Like all the other visual media, photography offers innumerable choices and products, both Absolute and Illustrative, based on personal vision and the use of selected tools (which may be imposed by availability).  One can no more take casual photos with most specialized cameras and their specific lenses than definitive scientific photos with miniature point-and-shoot or the newest cell phone.  Within one's budget and physical limitations (say, to climb or to carry heavy equipment) one decides what seems possible.  The still life here was taken with a Nikon S9100, one of a handful of quite remarkable tiny cameras currently available.
After a year I have become very comfortable with it.  Yesterday afternoon I was working with minimum available light, so I used some zoom to avoid wide-angle distortion (since I needed the wide angle to maximize aperture) while retaining as much depth of field as reasonably possible.
I keep a couple of cameras with charged batteries close at hand, just as someone documenting growing children might do.  Afternoon sunlight changes very quickly, and in this particular 'calling' of mine the feeling that light is both the object and the means of photography and its Absolute subject is the Game.  In my form of it (not mine alone, of course), neither the things involved nor their illumination should be altered, but used as seen.  That rule is inherent.  Irving Penn's great photographs of still-life subjects (tulips, playing cards, dead cigarettes, and all the rest) are a different Game with different inherent rules, though both, in my opinion, are Absolute rather than Illustrative (recognizability of the things involved being irrelevant to the distinction).
As I moved around the stuff on the end of the tabletop, the composition of vertical lines and diagonally dispersed almost melodic curved dark and light shapes became defined.  The image might not have enough light to be tolerably sharp, but it had to be taken, just as it presented itself.  So it heads this post.
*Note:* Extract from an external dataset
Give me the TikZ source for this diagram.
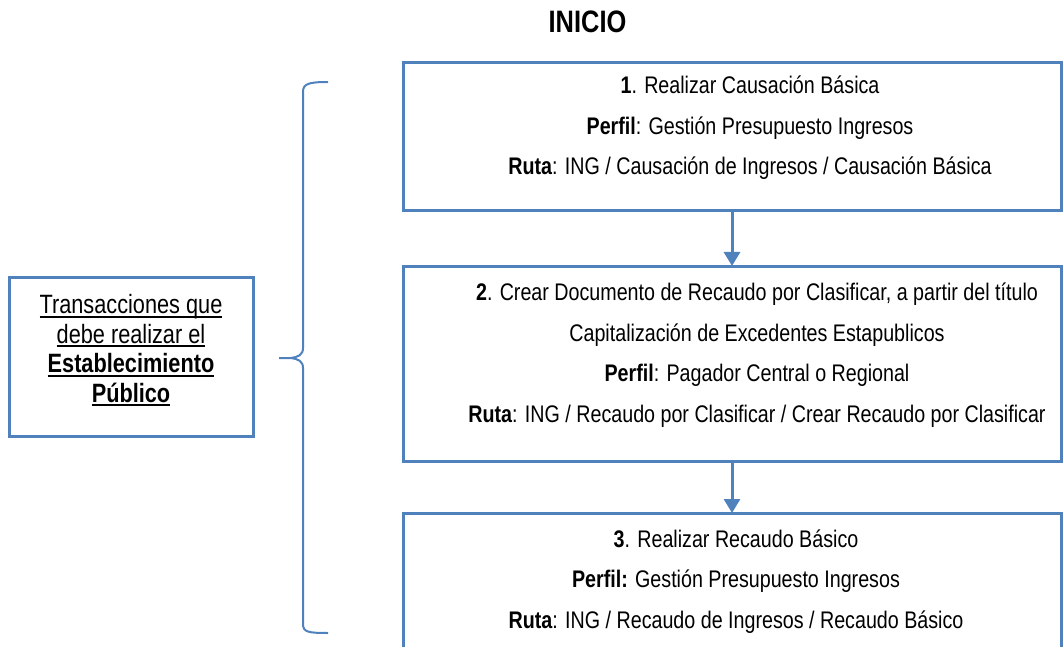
\documentclass[tikz,border=0pt]{standalone}
\usepackage{fontspec}
\setmainfont{Liberation Sans}[FakeStretch=0.82]
\usepackage{tikz}
\usetikzlibrary{arrows.meta, positioning}

\definecolor{ofblue}{RGB}{79,129,189}
\newcommand\undl[1]{\setbox0\hbox{#1}\rlap{\rule[-4pt]{\wd0}{1.8pt}}\box0}

\begin{document}
\begin{tikzpicture}[x=1pt, y=-1pt,
  node distance=55pt, >={Triangle[width=16pt, length=14pt]},
  box/.style={draw=ofblue, line width=3pt, outer sep=0pt, minimum width=658pt},
  txt/.style={align=center, anchor=base, inner sep=0pt, font=\fontsize{24}{40.5}\selectfont},
  arr/.style={->, draw=ofblue, fill=ofblue, line width=3pt}]
\useasboundingbox (0,0) rectangle (1063,647);

\node[anchor=base, font=\fontsize{31}{31}\selectfont\bfseries] (ini) at (587.5,33) {INICIO};

% the three steps
\node[box, minimum height=148pt, anchor=north west] (b1) at (403,63) {};
\node[box, minimum height=195pt, below=of b1] (b2) {};
\node[box, minimum height=200pt, below=52pt of b2] (b3) {};
\foreach \a/\b in {b1/b2, b2/b3} \draw[arr] (\a) -- (\b);

\node[txt] (t1) at (750,175) {\textbf{1}. Realizar Causación Básica\\
  \textbf{Perfil}: Gestión Presupuesto Ingresos\\
  \textbf{Ruta}: ING / Causación de Ingresos / Causación Básica};
\node[txt] (t2) at (757,422) {\textbf{2}. Crear Documento de Recaudo por Clasificar, a partir del título\\
  Capitalización de Excedentes Estapublicos\\
  \textbf{Perfil}: Pagador Central o Regional\\
  \textbf{Ruta}: ING / Recaudo por Clasificar / Crear Recaudo por Clasificar};
\node[txt] (t3) at (736,628) {\textbf{3}. Realizar Recaudo Básico\\
  \textbf{Perfil:} Gestión Presupuesto Ingresos\\
  \textbf{Ruta}: ING / Recaudo de Ingresos / Recaudo Básico};

% left box and brace
\node[draw=ofblue, line width=3pt, minimum width=244pt, minimum height=159pt] (lb) at (131,356.5) {};
\node[txt, font=\fontsize{26.5}{29.5}\selectfont] (lt) at (131,402) {\undl{Transacciones que}\\
  \undl{debe realizar el}\\ \undl{\textbf{Establecimiento}}\\ \undl{\textbf{Público}}};
\draw[ofblue, line width=2pt] (328,82) .. controls (308,82) and (303,84) .. (303,92) -- (303,348)
  .. controls (303,355) and (298,357) .. (291,358) -- (279,358)
  (291,358) .. controls (298,359) and (303,361) .. (303,368) -- (303,624)
  .. controls (303,632) and (308,633) .. (328,633);
\end{tikzpicture}
\end{document}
Standing on a stool to look down, and zooming a bit more, an entirely different image, with all the shadows changing their shapes. 

This one had to be cropped a little at right, because the beam of sunlight hit the lucite too directly.  I liked adding the black dots provided by the old dime-store salt shaker.

For the record, to avoid distracting anyone by the question, the faux-moiré pattern is a box of Kleenex-brand tissues.
One of the most important things about this kind of photography is realizing that seeing color depends on light.  Our wonderful eyes and brain adjust to help us see the colors we expect or (in the wild) need to see, but the camera relies on supplementary light, floods or flash, for which fact I am very grateful,  because I have only to defeat the auto flash (and this camera, for which I am even more grateful, makes no flash the default) to obtain images as the camera chip (or formerly the film emulsion) registers them and which, to my eyes, have many of the virtues of both grayscale and color.  The chip does this better than any film ever did.  None of the special effects offered by post-processing programs give such subtlety as the camera itself, in response to nature, provides.
I leave to you to decide whether these images are interesting as such: Absolute.